> **Records supplied**:
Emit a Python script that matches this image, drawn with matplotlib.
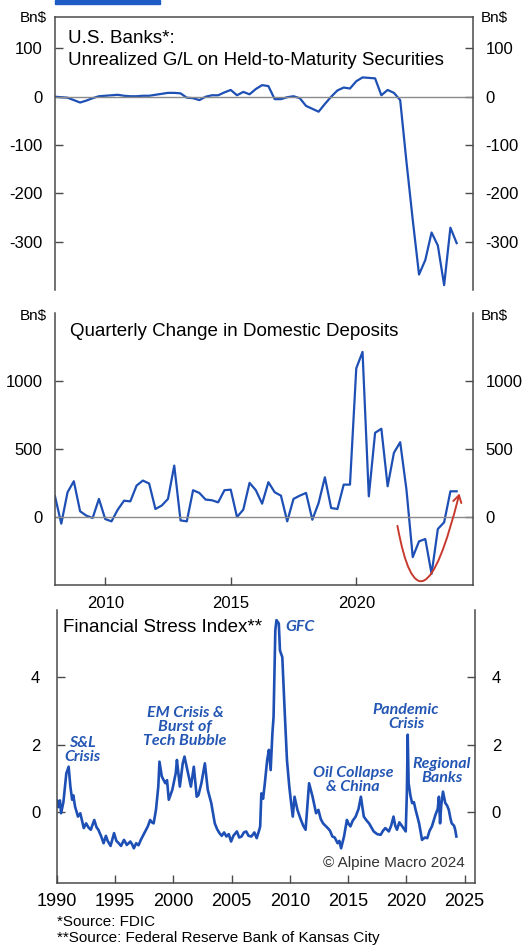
* * *
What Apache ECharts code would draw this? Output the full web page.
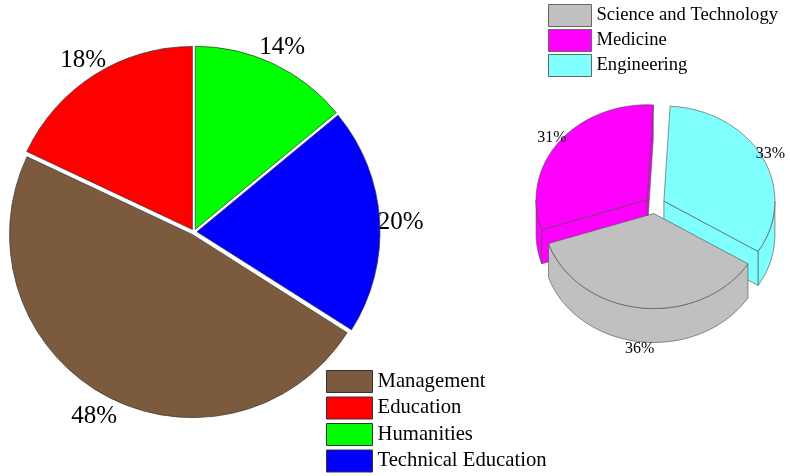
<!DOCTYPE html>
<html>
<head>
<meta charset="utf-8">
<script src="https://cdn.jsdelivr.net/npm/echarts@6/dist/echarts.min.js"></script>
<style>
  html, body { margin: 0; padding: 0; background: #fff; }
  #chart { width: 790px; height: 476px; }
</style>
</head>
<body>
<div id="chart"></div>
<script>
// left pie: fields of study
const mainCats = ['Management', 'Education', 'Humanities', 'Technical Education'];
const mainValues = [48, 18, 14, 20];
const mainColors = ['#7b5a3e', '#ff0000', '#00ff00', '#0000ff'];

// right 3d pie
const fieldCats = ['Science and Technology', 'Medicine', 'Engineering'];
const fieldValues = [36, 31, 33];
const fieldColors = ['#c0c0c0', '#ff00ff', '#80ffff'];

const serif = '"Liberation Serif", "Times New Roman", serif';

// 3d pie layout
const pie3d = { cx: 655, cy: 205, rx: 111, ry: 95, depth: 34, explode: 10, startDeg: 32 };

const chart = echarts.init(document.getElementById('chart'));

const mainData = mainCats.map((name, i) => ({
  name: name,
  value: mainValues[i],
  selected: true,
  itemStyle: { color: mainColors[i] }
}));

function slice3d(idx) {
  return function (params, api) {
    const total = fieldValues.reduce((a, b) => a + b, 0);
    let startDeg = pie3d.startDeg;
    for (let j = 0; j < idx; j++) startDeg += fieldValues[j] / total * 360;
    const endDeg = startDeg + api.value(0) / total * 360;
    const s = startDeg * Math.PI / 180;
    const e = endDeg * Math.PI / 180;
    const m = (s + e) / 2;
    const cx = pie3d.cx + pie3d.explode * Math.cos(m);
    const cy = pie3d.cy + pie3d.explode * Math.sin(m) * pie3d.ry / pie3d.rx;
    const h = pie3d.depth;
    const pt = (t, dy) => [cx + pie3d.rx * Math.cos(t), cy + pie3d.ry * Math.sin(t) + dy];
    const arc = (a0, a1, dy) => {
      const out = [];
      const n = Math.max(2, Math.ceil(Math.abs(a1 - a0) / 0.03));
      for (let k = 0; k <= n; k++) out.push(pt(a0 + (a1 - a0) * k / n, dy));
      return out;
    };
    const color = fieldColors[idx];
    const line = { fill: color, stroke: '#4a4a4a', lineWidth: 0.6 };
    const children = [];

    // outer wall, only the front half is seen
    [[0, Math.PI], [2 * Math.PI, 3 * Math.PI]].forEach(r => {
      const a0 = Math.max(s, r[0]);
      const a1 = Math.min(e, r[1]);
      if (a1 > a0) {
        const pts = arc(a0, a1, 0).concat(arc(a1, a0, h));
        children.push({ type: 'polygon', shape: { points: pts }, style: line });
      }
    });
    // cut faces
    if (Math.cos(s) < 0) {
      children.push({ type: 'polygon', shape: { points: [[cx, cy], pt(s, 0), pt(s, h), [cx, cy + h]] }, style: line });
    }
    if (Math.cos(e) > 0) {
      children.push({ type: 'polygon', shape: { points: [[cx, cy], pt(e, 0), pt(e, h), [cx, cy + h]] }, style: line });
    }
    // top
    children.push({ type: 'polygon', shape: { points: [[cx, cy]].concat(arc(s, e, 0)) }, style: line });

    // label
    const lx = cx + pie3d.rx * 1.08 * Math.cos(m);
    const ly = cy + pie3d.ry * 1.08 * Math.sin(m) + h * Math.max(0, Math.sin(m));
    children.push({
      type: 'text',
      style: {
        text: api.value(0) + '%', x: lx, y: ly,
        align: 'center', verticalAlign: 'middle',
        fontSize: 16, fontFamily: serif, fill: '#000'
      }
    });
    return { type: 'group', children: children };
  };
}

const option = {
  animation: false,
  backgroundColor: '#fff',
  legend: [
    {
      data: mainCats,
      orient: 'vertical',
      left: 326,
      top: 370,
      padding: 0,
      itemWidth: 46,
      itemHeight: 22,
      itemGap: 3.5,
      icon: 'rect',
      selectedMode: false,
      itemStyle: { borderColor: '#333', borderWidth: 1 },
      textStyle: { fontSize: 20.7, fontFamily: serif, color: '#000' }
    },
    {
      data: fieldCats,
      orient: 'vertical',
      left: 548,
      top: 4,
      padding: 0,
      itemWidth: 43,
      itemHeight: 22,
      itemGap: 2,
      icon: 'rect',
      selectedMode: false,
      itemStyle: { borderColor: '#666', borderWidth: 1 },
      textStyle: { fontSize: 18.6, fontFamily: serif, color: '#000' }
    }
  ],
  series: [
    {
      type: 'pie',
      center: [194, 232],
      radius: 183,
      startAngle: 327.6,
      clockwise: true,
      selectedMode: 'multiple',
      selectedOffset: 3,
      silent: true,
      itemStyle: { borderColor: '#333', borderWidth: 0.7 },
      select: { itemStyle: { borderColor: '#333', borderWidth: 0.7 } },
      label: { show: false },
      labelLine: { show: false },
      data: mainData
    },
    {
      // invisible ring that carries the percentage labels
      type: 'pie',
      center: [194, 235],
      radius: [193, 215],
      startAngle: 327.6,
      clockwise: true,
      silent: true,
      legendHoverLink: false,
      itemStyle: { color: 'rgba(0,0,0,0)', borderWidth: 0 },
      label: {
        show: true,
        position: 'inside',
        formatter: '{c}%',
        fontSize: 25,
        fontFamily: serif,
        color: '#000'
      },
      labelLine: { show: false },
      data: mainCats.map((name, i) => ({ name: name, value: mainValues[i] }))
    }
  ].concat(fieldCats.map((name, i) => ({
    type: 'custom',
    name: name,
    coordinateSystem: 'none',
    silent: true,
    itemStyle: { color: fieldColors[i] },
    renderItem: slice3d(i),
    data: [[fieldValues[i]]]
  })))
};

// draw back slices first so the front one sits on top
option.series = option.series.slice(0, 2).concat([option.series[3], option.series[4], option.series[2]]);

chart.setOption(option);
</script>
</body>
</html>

> **What you are asked to do**:
Determine how many lines include the word "this" and report that number by itself.

> **Output**:
2